I'm...not sure how to feel about this.
Image taken from the episode, used for commentary.
Emma reviews the file until interrupted by the sheriff knocking on her door--with a claim that Henry's file has been stolen. Given the presence of the file in her room, he takes her into custody as Regina pulls her son aside at school to tell him of the arrest. He rejects her explanation and returns to his lessons. Emma and the sheriff confer until Henry and his teacher--Snow White, as it happens--arrive to make Emma's bail; she vandalizes Regina's property swiftly thereafter, provoking another confrontation.

In the Enchanted Forest, Regina confronts Rumpelstiltskin regarding the dark curse and its failure. He advises her that Snow White has called upon him and that there is a weakness in the curse. He also strikes a deal for his life in the new world in exchange for information about the demands of the curse--the heart of the thing she loves most.

In Maine, Emma finds herself turned out of her lodgings. The sheriff demurs in prosecuting Emma, and Regina rages at him. Emma and Regina confer, and Henry overhears the discussion--as Regina intended. And in the Enchanted Forest, Regina acts upon the information Rumpelstiltskin gave her; she rips her father's heart from his chest, ensuring that the curse will spread even as she is ill at ease with the price she has paid to enact it.

Emma calls on Henry's teacher, thanking her for posting her bail and repaying it; the teacher invites her in for cocoa and conversation. Emma affirms that she means to leave, citing the need to keep Henry from hurting; the teacher argues against it, citing the clear regard Emma has for Henry. And Henry sits silently in his therapist's office until Emma bursts in, apologizing to Henry and affirming her intent to remain in the town--and burning the pages torn from his book to keep them from Regina before they walk out into the town together.

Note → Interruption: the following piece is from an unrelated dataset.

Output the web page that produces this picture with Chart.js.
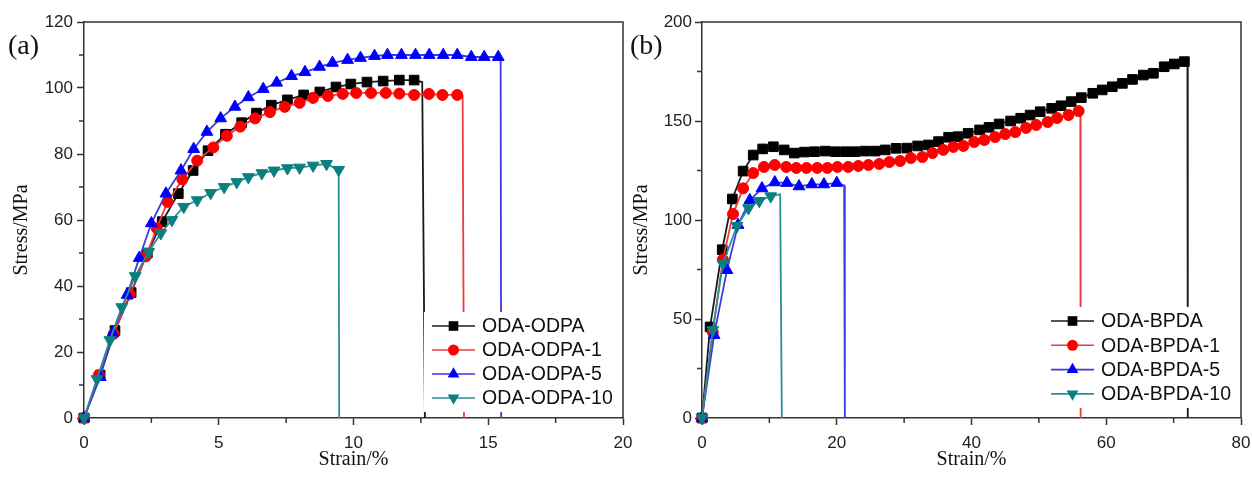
<!DOCTYPE html>
<html>
<head>
<meta charset="utf-8">
<script src="https://cdn.jsdelivr.net/npm/chart.js@4.4.1/dist/chart.umd.min.js"></script>
<style>
  html, body { margin: 0; padding: 0; background: #fff; }
  #wrap { position: relative; width: 1252px; height: 477px; overflow: hidden; background: #fff; }
  #chartA { position: absolute; left: 0; top: 0; }
  #chartB { position: absolute; left: 620px; top: 0; }
</style>
</head>
<body>
<div id="wrap">
  <canvas id="chartA" width="680" height="477"></canvas>
  <canvas id="chartB" width="660" height="477"></canvas>
</div>
<script>
// ---- (a) ODPA series: [strain %, stress MPa] ----
const namesA = ["ODA-ODPA", "ODA-ODPA-1", "ODA-ODPA-5", "ODA-ODPA-10"];

const odpa0 = [[0,0],[0.6,13],[1.15,26.5],[1.75,38],[2.35,50],[2.9,59.5],[3.5,68],[4.05,75],[4.6,81],
  [5.25,86],[5.85,89.5],[6.4,92.4],[6.95,94.8],[7.55,96.4],[8.15,97.9],[8.75,98.8],[9.35,100.3],
  [9.9,101.2],[10.5,101.8],[11.1,102.1],[11.7,102.4],[12.25,102.4]];
const odpa0End = [[12.55,101.8],[12.65,0]];

const odpa1 = [[0,0],[0.55,13],[1.1,25.5],[1.7,37.5],[2.3,49],[2.7,57.5],[3.1,65.5],[3.65,72.3],[4.2,78],
  [4.8,82],[5.3,85.5],[5.8,88.3],[6.35,90.8],[6.9,92.7],[7.45,94.3],[8.0,95.5],[8.5,97],[9.05,97.6],
  [9.6,98.2],[10.1,98.5],[10.65,98.5],[11.2,98.5],[11.7,98.3],[12.25,97.9],[12.8,98.2],[13.3,97.9],[13.85,97.9]];
const odpa1End = [[14.05,97.6],[14.1,0]];

const odpa5 = [[0,0],[0.6,12.4],[1.07,25.7],[1.6,37.3],[2.05,48.5],[2.5,59],[3.04,68],[3.6,75],[4.07,81.5],
  [4.56,86.7],[5.07,90.8],[5.6,94.3],[6.1,97.2],[6.65,99.7],[7.15,101.6],[7.7,103.6],[8.2,104.8],[8.74,106.4],
  [9.22,107.6],[9.78,108.5],[10.26,109.1],[10.78,109.7],[11.26,110],[11.78,110],[12.3,110],[12.81,110],
  [13.33,110],[13.85,110],[14.37,109.4],[14.85,109.4],[15.37,109.4]];
const odpa5End = [[15.46,109],[15.48,0]];

const odpa10 = [[0,0],[0.48,11.8],[0.96,23.6],[1.4,33.6],[1.9,43],[2.4,50.3],[2.85,56],[3.26,60],[3.7,64],
  [4.2,66],[4.7,68.2],[5.2,70],[5.67,71.5],[6.1,73],[6.6,74.2],[7.05,75],[7.55,75.7],[8.0,75.9],
  [8.5,76.5],[9.0,77],[9.45,75.2]];
const odpa10End = [[9.47,0]];

// ---- (b) BPDA series ----
const namesB = ["ODA-BPDA", "ODA-BPDA-1", "ODA-BPDA-5", "ODA-BPDA-10"];

const bpda0 = [[0,0],[1.2,46],[3.0,85],[4.5,110.6],[6.1,124.7],[7.6,132.8],[9.0,135.9],[10.6,137],[12.2,135.4],
  [13.7,133.8],[15.2,134.3],[16.7,134.5],[18.3,134.8],[19.8,134.5],[21.3,134.5],[22.7,134.5],[24.2,134.8],
  [25.7,134.8],[27.2,135.4],[28.8,136.2],[30.4,136.3],[32.0,137.4],[33.6,137.9],[35.1,139.6],[36.6,141.8],
  [38.0,142.1],[39.5,143.8],[41.2,145.5],[42.6,146.8],[44.1,148.5],[45.8,150],[47.3,151.4],[48.7,153],
  [50.2,154.7],[51.9,156.4],[53.3,157.7],[54.8,159.8],[56.3,161.8],[58.0,164],[59.4,165.7],[60.9,167.3],
  [62.4,169],[63.9,171],[65.5,173.2],[67.0,174.1],[68.6,177.4],[70.1,178.8],[71.6,180]];
const bpda0End = [[72.05,179],[72.1,0]];

const bpda1 = [[0,0],[1.6,43.4],[3.1,80],[4.6,103],[6.1,116],[7.6,123.7],[9.2,126.8],[10.8,127.8],[12.5,126.8],
  [14.0,126.3],[15.5,126.3],[17.1,126.3],[18.6,126.3],[20.1,126.8],[21.7,126.8],[23.2,127.3],[24.7,127.8],
  [26.3,128.3],[27.8,129.3],[29.4,129.8],[31.0,131.3],[32.7,131.8],[34.2,133.8],[35.8,135.4],[37.3,136.9],
  [38.8,137.4],[40.4,139.4],[41.9,140.4],[43.5,141.9],[45.0,143.4],[46.5,144.4],[48.1,146.5],[49.6,148],
  [51.3,149.5],[52.7,151.5],[54.4,153],[55.9,155]];
const bpda1End = [[56.15,154],[56.2,0]];

const bpda5 = [[0,0],[1.8,41.9],[3.7,74.7],[5.35,97.5],[7.1,110],[8.9,116],[10.8,119],[12.6,118.7],
  [14.4,117],[16.3,118],[18.1,118],[20.0,118.7]];
const bpda5End = [[21.1,117.5],[21.2,0]];

const bpda10 = [[0,0],[1.6,44.4],[3.1,78],[5.2,97],[6.9,106],[8.5,109.6],[10.2,112]];
const bpda10End = [[11.6,113],[11.85,0]];

// ---- ortak stil ----
const styles = [
  { fill: "#000000", line: "#1a1a1a", shape: "rect", rot: 0, r: 6.8 },
  { fill: "#ff0000", line: "#ee3b3b", shape: "circle", rot: 0, r: 5.5 },
  { fill: "#0000ff", line: "#3a3ae0", shape: "triangle", rot: 0, r: 6.8 },
  { fill: "#0b7f7f", line: "#2b9090", shape: "triangle", rot: 180, r: 6.8 }
];

function makeDataset(label, pts, tail, idx) {
  const st = styles[idx];
  const all = pts.concat(tail);
  return {
    label: label,
    data: all.map(p => ({ x: p[0], y: p[1] })),
    showLine: true,
    borderColor: st.line,
    borderWidth: 1.8,
    backgroundColor: st.fill,
    pointBackgroundColor: st.fill,
    pointBorderColor: st.fill,
    pointBorderWidth: 1,
    pointStyle: st.shape,
    pointRotation: st.rot,
    pointRadius: all.map((p, i) => (i < pts.length ? st.r : 0)),
    pointHoverRadius: 0,
    tension: 0,
    clip: false,
    order: 4 - idx,
    markerStyle: st
  };
}

function drawMarker(ctx, st, x, y) {
  ctx.beginPath();
  if (st.shape === "rect") {
    const s = Math.SQRT1_2 * st.r;
    ctx.rect(x - s, y - s, 2 * s, 2 * s);
  } else if (st.shape === "circle") {
    ctx.arc(x, y, st.r, 0, Math.PI * 2);
  } else {
    const r = st.r;
    let a = st.rot * Math.PI / 180;
    ctx.moveTo(x + Math.sin(a) * r, y - Math.cos(a) * r);
    a += 2 * Math.PI / 3;
    ctx.lineTo(x + Math.sin(a) * r, y - Math.cos(a) * r);
    a += 2 * Math.PI / 3;
    ctx.lineTo(x + Math.sin(a) * r, y - Math.cos(a) * r);
    ctx.closePath();
  }
  ctx.fillStyle = st.fill;
  ctx.fill();
}

// legend inside the plot, bottom right, with white box
const insideLegend = {
  id: "insideLegend",
  afterDatasetsDraw(chart, args, opts) {
    const ctx = chart.ctx;
    const area = chart.chartArea;
    const x0 = area.right - opts.fromRight;
    const y0 = area.bottom - opts.fromBottom;
    const n = chart.data.datasets.length;
    ctx.save();
    ctx.fillStyle = "#fff";
    ctx.fillRect(x0 - 8, y0 - 14, area.right - 3 - (x0 - 8), (n - 1) * opts.gap + 28);
    chart.data.datasets.forEach((ds, i) => {
      const y = y0 + i * opts.gap;
      ctx.strokeStyle = ds.borderColor;
      ctx.lineWidth = 1.6;
      ctx.beginPath();
      ctx.moveTo(x0, y);
      ctx.lineTo(x0 + 43, y);
      ctx.stroke();
      drawMarker(ctx, ds.markerStyle, x0 + 21.5, y);
      ctx.fillStyle = "#111";
      ctx.font = "19.5px 'Liberation Sans', Arial, sans-serif";
      ctx.textAlign = "left";
      ctx.textBaseline = "middle";
      ctx.fillText(ds.label, x0 + 50, y + 1);
    });
    ctx.restore();
  }
};

// top/right frame lines, minor ticks and panel letter
const frameTicks = {
  id: "frameTicks",
  afterDraw(chart, args, opts) {
    const ctx = chart.ctx;
    const a = chart.chartArea;
    const xs = chart.scales.x;
    const ys = chart.scales.y;
    ctx.save();
    ctx.strokeStyle = "#333";
    ctx.lineWidth = 1.5;
    ctx.beginPath();
    ctx.moveTo(a.left, a.top);
    ctx.lineTo(a.right, a.top);
    ctx.lineTo(a.right, a.bottom);
    ctx.stroke();
    ctx.beginPath();
    for (let v = xs.min + opts.xMinor; v < xs.max; v += 2 * opts.xMinor) {
      const px = xs.getPixelForValue(v);
      ctx.moveTo(px, a.bottom);
      ctx.lineTo(px, a.bottom + 5);
    }
    for (let v = ys.min + opts.yMinor; v < ys.max; v += 2 * opts.yMinor) {
      const py = ys.getPixelForValue(v);
      ctx.moveTo(a.left, py);
      ctx.lineTo(a.left - 5, py);
    }
    ctx.stroke();
    ctx.fillStyle = "#111";
    ctx.font = "28px 'Liberation Serif', 'Times New Roman', serif";
    ctx.textAlign = "left";
    ctx.textBaseline = "middle";
    ctx.fillText(opts.label, opts.labelX, 47);
    ctx.restore();
  }
};

function makeChart(canvasId, datasets, cfg) {
  const tickFont = { family: "'Liberation Sans', Arial, sans-serif", size: 17 };
  const titleFont = { family: "'Liberation Serif', 'Times New Roman', serif", size: 20 };
  return new Chart(document.getElementById(canvasId), {
    type: "scatter",
    data: { datasets: datasets },
    options: {
      responsive: false,
      animation: false,
      events: [],
      layout: { padding: { left: 0, top: 22, right: cfg.padRight, bottom: 0 } },
      plugins: {
        legend: { display: false },
        tooltip: { enabled: false },
        insideLegend: cfg.legend,
        frameTicks: { xMinor: cfg.xMinor, yMinor: cfg.yMinor, label: cfg.label, labelX: cfg.labelX }
      },
      scales: {
        x: {
          type: "linear",
          min: 0,
          max: cfg.xMax,
          afterFit: s => { s.height = 59; },
          ticks: { stepSize: cfg.xStep, color: "#222", font: tickFont, padding: 8, maxRotation: 0 },
          grid: { drawOnChartArea: false, drawTicks: true, tickLength: 7, tickColor: "#333", tickWidth: 1.5 },
          border: { display: true, color: "#333", width: 1.5 },
          title: { display: true, text: "Strain/%", color: "#111", font: titleFont, padding: { top: 0, bottom: 5 } }
        },
        y: {
          type: "linear",
          min: 0,
          max: cfg.yMax,
          afterFit: s => { s.width = cfg.yWidth; },
          ticks: { stepSize: cfg.yStep, color: "#222", font: tickFont, padding: cfg.yPad },
          grid: { drawOnChartArea: false, drawTicks: true, tickLength: 7, tickColor: "#333", tickWidth: 1.5 },
          border: { display: true, color: "#333", width: 1.5 },
          title: { display: true, text: "Stress/MPa    ", color: "#111", font: titleFont, padding: { top: 10, bottom: 0 } }
        }
      }
    },
    plugins: [insideLegend, frameTicks]
  });
}

window.addEventListener("DOMContentLoaded", function () {
  const dsA = [
    makeDataset(namesA[0], odpa0, odpa0End, 0),
    makeDataset(namesA[1], odpa1, odpa1End, 1),
    makeDataset(namesA[2], odpa5, odpa5End, 2),
    makeDataset(namesA[3], odpa10, odpa10End, 3)
  ];
  const dsB = [
    makeDataset(namesB[0], bpda0, bpda0End, 0),
    makeDataset(namesB[1], bpda1, bpda1End, 1),
    makeDataset(namesB[2], bpda5, bpda5End, 2),
    makeDataset(namesB[3], bpda10, bpda10End, 3)
  ];

  // canvases are wider than their panels so tick-label overflow never squeezes the plot
  makeChart("chartA", dsA, {
    padRight: 57, yWidth: 84, yPad: 4,
    xMax: 20, xStep: 5, xMinor: 2.5,
    yMax: 120, yStep: 20, yMinor: 10,
    label: "(a)", labelX: 8,
    legend: { fromRight: 191, fromBottom: 92, gap: 24 }
  });
  makeChart("chartB", dsB, {
    padRight: 39, yWidth: 82, yPad: 3,
    xMax: 80, xStep: 20, xMinor: 10,
    yMax: 200, yStep: 50, yMinor: 25,
    label: "(b)", labelX: 10,
    legend: { fromRight: 190, fromBottom: 97, gap: 24.3 }
  });
});
</script>
</body>
</html>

Mr. Gold, Rumpelstiltskin's Maine persona, calls on Regina, informing her that Emma remains in town. He offers his services in eliminating her, for a price, and she rages against him.

Discussion

Henry's book is an interesting bit of medievalism in the present episode (and in future ones, as it happens). It is shown to have illuminated capitals and a number of illustrations, and while the latter is commonplace enough, the former is a deliberate nod back to medieval European manuscript production. The size of the volume is atypical, certainly but that is also somewhat reminiscent of parchment volumes, which were in some ways constrained by the dimensions of the animal from which they came. And it is notable subject to destruction and excision ("It's an old book; stuff's missing."), something that hurts me to see and which plagues studies of older literatures; much is unknown because the pages are simply not present. In some ways, then, the foundation of the series--Henry's book--is a playing with medievalist tropes, grounding the series as a whole in that medievalism even as there are...issues, as discussed previously.

The architecture on display in the episode also rings of the (Disneyfied) medievalist. Regina's chambers in the Enchanted Forest are overwrought Gothic, with vaulted arches and high ceilings in black; the Forbidden Fortress where she meets with Maleficent is very much in the fantastic castle tradition with its thrusting towers and crenellations rising from an impossibly-suspended stone formation, and its interiors seem in that same mode. There is, admittedly, no pretense of authenticity at work; the characters and their fantasy setting are explicitly noted to be fairy-tale constructions, and they are in some senses closer to their older sources that the Disney-working-from-Perrault versions familiar to the presumed audience of the series. (Again, being on a major broadcast network in the United States at prime time has...implications for who is watching.) But there is something to be noted in the carrying-forward of common tropes despite a prevailing informational context that ostensibly (inaccurately and ineffectively, perhaps, as Shiloh Carrol notes throughout her discussion of Martin in this webspace) traffics in a "realistic" medieval.